__Data for this task__:
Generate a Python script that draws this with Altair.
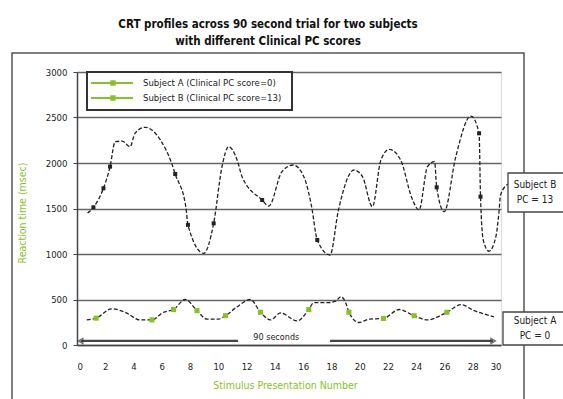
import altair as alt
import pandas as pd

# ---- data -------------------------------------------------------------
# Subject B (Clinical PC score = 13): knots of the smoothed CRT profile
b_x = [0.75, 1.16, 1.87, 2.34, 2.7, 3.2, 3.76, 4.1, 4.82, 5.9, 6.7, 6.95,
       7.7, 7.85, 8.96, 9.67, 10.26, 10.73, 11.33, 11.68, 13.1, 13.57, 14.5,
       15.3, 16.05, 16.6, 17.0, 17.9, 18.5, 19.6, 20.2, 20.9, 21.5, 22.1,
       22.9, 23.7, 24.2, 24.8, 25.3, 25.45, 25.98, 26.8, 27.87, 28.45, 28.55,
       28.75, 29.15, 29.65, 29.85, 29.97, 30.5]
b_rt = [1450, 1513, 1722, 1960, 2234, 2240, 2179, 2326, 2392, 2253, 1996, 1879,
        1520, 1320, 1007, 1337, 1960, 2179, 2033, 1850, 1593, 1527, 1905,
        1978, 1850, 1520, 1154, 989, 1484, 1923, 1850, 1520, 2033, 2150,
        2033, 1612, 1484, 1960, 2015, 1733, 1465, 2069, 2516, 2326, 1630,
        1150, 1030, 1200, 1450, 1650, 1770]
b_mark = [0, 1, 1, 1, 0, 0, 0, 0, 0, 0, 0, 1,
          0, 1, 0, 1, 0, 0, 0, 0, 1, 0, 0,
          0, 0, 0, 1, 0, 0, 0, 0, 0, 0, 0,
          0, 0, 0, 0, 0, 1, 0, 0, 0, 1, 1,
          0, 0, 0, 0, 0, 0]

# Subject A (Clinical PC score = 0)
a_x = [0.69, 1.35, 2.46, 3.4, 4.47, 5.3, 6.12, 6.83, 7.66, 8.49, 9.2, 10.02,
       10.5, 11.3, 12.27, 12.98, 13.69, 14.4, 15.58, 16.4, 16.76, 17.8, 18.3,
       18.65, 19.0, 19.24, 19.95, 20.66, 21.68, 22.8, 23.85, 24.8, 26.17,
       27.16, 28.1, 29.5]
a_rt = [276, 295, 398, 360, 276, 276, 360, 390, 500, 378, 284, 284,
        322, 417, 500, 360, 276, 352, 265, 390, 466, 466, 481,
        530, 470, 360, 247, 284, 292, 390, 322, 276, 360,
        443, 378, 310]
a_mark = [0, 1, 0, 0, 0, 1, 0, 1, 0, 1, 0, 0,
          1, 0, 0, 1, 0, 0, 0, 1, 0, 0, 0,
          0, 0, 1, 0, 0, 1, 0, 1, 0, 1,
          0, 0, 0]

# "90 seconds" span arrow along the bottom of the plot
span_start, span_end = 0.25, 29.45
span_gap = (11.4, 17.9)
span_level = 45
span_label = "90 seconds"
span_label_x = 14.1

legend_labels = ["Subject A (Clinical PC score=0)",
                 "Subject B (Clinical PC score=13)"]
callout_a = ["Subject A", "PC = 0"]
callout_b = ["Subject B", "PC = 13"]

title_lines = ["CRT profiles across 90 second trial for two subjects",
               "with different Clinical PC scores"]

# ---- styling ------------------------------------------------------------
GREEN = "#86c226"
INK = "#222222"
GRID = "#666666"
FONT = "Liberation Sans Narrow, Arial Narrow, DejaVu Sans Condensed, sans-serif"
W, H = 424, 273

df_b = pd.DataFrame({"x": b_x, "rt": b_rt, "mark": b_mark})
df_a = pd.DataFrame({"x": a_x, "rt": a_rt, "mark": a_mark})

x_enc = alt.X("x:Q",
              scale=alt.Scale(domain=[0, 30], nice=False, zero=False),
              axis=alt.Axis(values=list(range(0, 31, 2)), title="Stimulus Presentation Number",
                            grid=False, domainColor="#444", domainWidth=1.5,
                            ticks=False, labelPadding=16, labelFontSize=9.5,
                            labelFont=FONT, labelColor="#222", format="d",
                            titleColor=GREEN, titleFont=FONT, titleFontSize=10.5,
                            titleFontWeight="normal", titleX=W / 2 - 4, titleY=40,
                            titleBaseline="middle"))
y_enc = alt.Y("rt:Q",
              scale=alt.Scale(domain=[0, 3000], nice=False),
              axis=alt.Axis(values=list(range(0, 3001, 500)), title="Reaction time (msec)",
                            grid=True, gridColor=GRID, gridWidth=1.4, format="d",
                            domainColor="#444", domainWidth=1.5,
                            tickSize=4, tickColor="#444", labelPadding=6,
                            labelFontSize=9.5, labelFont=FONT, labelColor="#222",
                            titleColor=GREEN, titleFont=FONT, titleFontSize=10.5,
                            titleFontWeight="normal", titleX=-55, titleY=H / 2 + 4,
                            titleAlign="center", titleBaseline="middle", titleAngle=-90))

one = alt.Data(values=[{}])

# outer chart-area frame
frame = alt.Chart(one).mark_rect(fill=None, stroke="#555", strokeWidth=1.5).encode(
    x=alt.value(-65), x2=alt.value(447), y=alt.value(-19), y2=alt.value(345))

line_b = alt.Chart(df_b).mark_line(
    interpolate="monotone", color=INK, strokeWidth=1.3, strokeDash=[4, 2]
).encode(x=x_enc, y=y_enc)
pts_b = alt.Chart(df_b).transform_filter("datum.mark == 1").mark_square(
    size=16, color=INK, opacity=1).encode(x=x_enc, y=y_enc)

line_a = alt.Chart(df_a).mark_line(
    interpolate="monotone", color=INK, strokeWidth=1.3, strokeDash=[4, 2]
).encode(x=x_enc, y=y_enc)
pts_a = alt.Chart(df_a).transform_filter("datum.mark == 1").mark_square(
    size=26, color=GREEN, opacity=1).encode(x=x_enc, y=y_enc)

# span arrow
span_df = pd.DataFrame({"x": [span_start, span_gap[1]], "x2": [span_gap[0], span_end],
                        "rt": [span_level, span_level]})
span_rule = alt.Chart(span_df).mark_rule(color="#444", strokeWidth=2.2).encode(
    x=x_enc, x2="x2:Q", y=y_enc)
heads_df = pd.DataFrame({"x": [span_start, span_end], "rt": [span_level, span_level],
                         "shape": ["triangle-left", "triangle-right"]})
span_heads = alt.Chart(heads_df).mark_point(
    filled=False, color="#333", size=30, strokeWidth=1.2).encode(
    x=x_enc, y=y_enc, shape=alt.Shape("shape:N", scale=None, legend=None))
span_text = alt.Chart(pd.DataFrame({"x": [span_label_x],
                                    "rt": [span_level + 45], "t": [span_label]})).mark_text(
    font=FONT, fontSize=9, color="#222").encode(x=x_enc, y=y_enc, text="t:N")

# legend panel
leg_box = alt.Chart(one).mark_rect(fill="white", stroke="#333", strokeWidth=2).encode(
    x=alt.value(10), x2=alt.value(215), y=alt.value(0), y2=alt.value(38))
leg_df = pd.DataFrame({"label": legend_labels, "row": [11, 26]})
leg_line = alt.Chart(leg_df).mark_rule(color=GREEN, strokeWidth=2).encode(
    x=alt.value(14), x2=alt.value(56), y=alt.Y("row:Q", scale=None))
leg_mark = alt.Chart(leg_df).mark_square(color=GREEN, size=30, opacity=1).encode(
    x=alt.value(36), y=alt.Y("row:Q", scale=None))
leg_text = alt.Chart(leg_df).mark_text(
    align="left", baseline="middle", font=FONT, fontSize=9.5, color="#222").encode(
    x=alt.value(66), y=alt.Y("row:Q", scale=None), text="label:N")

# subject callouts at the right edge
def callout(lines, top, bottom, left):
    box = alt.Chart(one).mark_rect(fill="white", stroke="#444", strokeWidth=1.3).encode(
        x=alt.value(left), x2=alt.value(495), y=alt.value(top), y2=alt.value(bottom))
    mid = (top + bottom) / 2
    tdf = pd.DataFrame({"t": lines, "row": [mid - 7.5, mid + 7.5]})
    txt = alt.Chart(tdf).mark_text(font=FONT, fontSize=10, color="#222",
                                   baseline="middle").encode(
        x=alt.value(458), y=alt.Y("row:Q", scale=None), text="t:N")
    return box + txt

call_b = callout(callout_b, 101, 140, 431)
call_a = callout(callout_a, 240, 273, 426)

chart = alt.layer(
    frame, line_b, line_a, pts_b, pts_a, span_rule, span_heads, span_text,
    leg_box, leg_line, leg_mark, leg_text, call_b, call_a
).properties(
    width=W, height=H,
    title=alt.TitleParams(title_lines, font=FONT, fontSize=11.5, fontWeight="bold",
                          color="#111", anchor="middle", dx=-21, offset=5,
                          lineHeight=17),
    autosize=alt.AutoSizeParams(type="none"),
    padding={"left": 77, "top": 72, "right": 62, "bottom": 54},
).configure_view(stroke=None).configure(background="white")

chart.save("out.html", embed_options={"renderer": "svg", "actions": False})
* * *
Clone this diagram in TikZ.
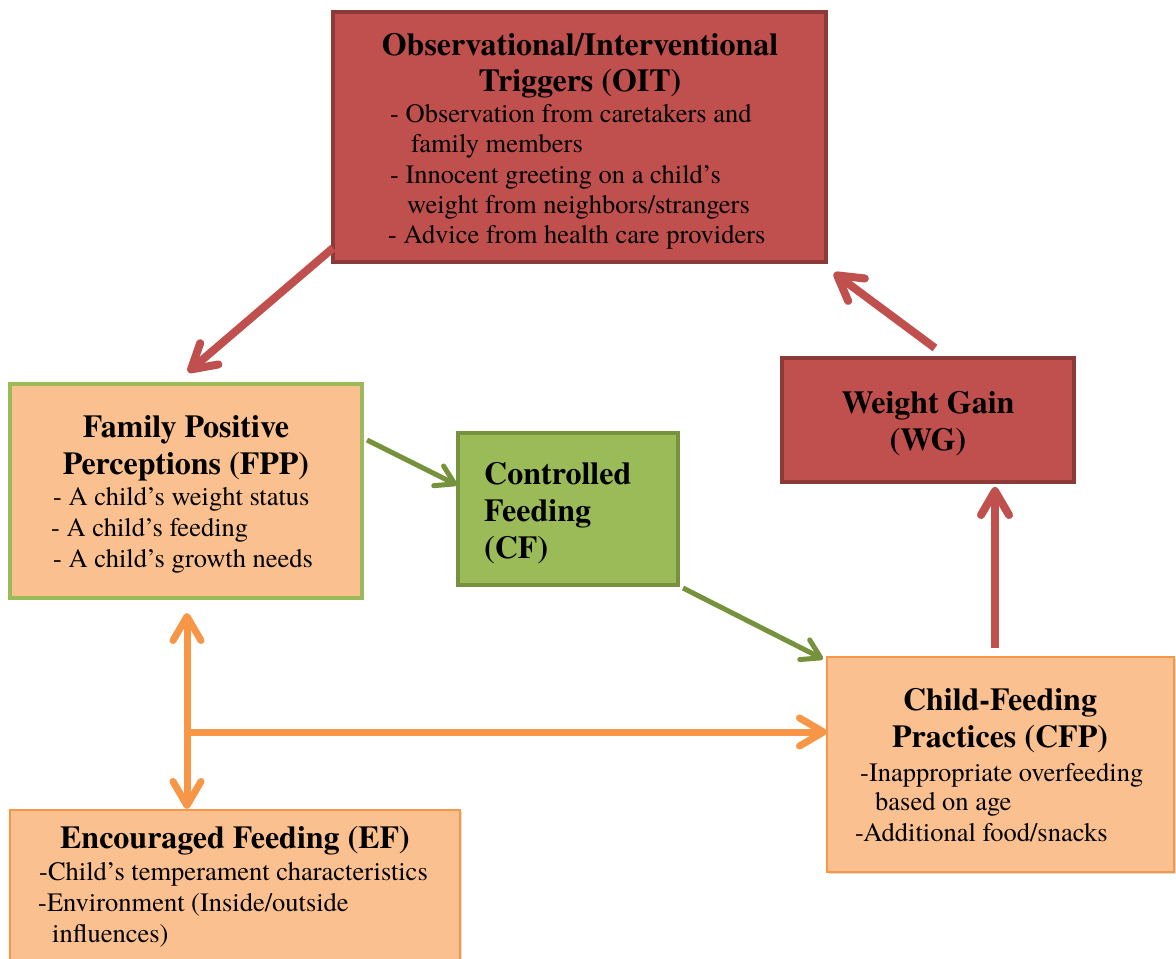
* * *
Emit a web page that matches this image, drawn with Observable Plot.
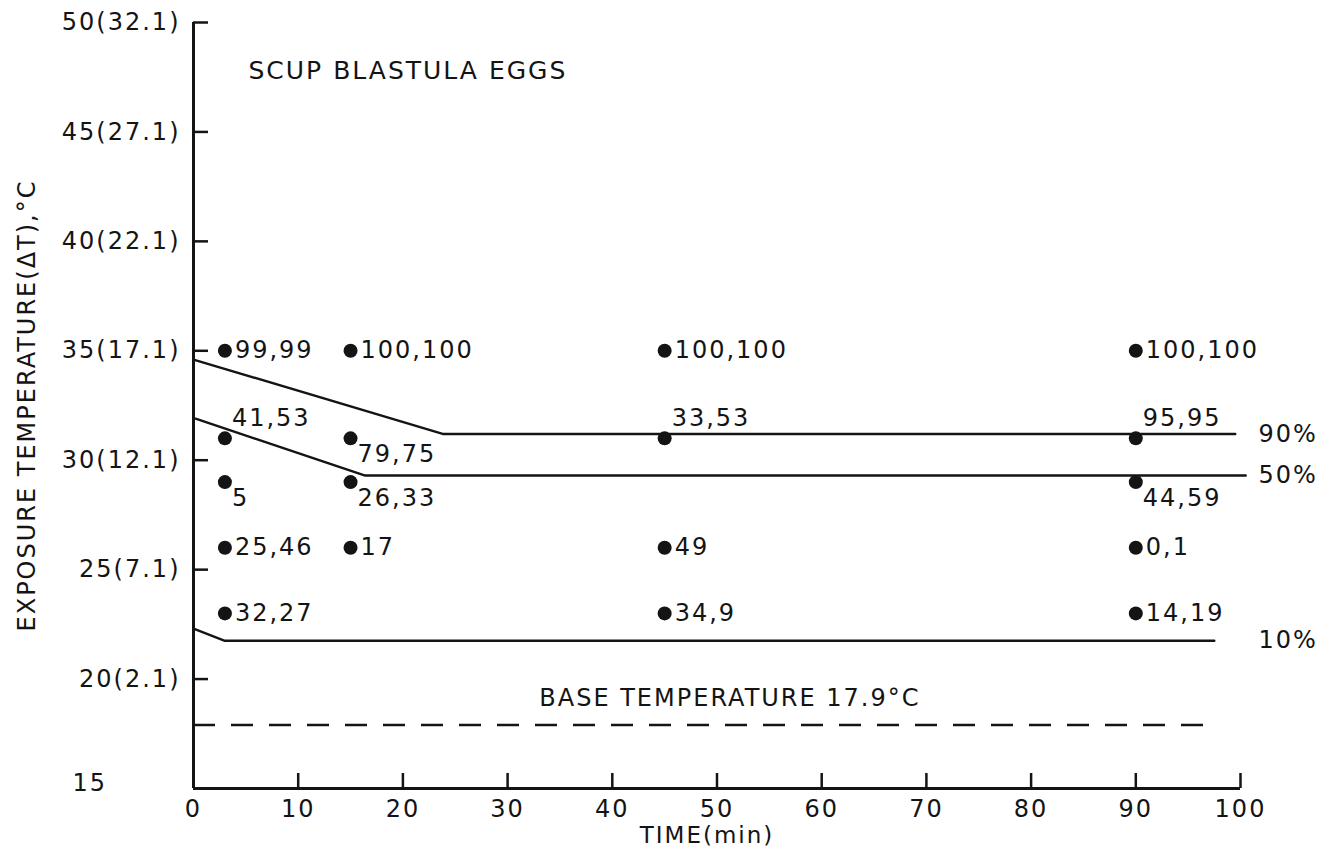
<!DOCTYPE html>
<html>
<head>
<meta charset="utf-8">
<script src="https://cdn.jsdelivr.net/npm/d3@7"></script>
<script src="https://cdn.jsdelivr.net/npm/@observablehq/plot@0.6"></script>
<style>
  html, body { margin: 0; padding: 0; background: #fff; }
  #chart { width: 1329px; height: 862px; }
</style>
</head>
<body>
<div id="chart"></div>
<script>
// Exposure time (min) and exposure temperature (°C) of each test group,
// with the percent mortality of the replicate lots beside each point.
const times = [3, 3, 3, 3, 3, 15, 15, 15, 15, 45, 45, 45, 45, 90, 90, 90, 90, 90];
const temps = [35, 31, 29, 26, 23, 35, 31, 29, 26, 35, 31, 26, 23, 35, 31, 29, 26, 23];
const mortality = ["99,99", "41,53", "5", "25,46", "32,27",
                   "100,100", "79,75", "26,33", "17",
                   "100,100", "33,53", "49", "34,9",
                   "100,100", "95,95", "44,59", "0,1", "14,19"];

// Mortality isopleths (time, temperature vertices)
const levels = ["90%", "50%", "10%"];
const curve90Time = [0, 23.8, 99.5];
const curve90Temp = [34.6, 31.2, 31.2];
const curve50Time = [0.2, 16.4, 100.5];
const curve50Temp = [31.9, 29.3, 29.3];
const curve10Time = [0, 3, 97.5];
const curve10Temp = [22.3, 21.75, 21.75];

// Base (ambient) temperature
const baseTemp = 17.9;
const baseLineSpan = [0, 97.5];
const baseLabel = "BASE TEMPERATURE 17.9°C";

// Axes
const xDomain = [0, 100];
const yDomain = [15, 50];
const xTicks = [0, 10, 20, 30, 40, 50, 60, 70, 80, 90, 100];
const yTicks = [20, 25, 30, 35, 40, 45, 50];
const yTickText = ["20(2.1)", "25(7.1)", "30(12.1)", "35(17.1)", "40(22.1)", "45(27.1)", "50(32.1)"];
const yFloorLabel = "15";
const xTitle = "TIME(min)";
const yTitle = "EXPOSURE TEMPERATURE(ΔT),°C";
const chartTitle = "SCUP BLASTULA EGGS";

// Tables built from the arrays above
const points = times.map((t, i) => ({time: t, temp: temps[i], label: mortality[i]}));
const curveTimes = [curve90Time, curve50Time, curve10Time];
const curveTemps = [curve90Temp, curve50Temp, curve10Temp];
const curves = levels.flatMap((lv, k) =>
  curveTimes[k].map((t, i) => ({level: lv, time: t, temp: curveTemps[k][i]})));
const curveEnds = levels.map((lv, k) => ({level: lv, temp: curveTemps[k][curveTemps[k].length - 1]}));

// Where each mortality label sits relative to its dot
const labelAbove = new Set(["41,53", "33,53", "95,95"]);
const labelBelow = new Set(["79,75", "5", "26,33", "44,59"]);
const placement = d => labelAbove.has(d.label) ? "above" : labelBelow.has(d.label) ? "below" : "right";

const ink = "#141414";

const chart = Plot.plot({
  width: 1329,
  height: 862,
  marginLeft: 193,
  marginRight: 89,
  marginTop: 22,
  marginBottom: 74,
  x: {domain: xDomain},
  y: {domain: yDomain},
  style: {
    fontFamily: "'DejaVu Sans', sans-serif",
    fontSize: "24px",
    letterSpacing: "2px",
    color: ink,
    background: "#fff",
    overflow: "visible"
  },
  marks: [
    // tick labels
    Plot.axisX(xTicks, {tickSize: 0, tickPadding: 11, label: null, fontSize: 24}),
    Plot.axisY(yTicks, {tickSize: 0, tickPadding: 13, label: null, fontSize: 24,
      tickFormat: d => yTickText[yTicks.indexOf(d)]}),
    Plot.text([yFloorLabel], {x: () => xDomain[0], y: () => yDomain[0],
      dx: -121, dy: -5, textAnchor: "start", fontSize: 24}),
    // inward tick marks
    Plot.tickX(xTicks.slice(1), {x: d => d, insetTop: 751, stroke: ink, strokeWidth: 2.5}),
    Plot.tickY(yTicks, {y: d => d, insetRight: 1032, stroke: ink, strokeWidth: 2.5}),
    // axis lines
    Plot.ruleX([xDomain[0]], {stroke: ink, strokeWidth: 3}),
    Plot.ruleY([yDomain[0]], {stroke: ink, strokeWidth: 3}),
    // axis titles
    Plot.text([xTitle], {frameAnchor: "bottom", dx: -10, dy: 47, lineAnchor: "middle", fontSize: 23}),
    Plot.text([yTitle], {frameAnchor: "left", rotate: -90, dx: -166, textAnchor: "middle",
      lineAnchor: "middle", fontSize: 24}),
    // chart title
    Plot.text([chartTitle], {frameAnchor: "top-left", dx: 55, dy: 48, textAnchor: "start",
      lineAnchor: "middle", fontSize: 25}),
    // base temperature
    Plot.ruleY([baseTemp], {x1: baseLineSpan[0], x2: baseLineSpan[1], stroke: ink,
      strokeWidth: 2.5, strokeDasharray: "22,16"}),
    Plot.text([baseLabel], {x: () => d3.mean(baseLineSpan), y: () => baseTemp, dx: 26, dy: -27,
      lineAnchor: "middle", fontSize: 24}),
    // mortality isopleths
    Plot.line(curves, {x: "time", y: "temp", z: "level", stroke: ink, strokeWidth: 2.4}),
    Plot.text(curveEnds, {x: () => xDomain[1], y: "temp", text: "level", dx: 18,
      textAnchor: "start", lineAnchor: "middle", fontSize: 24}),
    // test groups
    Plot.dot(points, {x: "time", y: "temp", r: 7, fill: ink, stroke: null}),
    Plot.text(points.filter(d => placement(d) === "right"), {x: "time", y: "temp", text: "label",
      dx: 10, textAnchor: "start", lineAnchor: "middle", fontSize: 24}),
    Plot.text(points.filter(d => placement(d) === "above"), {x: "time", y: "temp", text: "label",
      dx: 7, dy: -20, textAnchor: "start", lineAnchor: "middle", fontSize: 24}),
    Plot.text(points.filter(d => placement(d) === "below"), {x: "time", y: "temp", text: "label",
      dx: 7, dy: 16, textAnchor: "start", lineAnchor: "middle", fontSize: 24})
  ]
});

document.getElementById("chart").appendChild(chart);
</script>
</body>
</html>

__Objective__:
Everything from the line with "Generate a Python" down to the line with "import pandas as pd" in the data above should be copied exactly, with both end lines kept and the pictures left out.

__Complete output__:
Generate a Python script that draws this with Altair.
import altair as alt
import pandas as pd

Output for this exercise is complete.